Bis auf die Außenseite der Nordwand, brachte man auf alle anderen Wände einen wasserundurchlässigen Sperrputz auf, der die Kirche vor Hochwasserschäden schützen sollte. Die Außentreppe an der Südseite, die in die 1. Etage des Schiffsanbaus führte, wurde abgerissen. Hierfür wurde ein neuer ebenerdiger Eingang an der Südseite der Schiffserweiterung gebrochen (Abb. 55). Zur Barbarastraße hin wurde eine Treppe gebaut und danach an den Mauerrest der früheren Stadtmauer ein Torbogen angelegt (Abb. 56).

Auf die Westseite der Erweiterung baute man im Erdgeschoss eine Damen- und direkt darüber im 1. OG eine Herrentoilette ein und passte die Fenster entsprechend an. Zur Erschließung der einzelnen Geschosse wurde eine Stahlbetonspindeltreppe (Abb. 57) in die Nord-Ost-Ecke der Erweiterung gebaut.
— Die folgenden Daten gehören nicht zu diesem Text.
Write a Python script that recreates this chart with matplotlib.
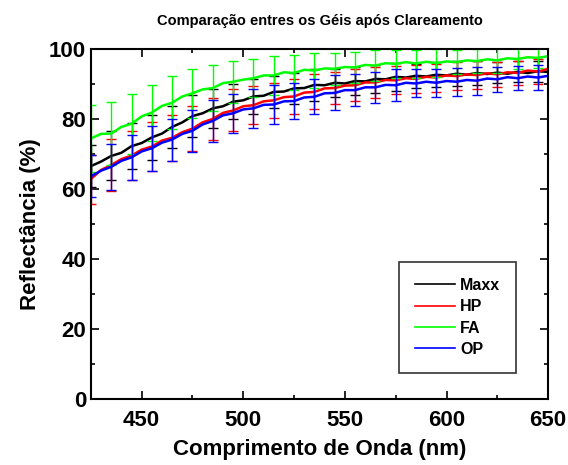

Bei der Außensanierung 2020/21 stellte man fest, dass durch den wasserundurchlässigen Sperrputz in den Wänden ein Sog entstanden war, der das Grundwasser bis weit über einen Meter hoch in die Wände zog. Der Außenputz wurde vollständig entfernt und durch einen atmungsaktiven Spezialputz ersetzt. An den Innenwänden wurde der Putz in Höhe von ca. 40 cm entfernt, sodass in den nächsten Jahrzehnten die Mauern austrocknen können.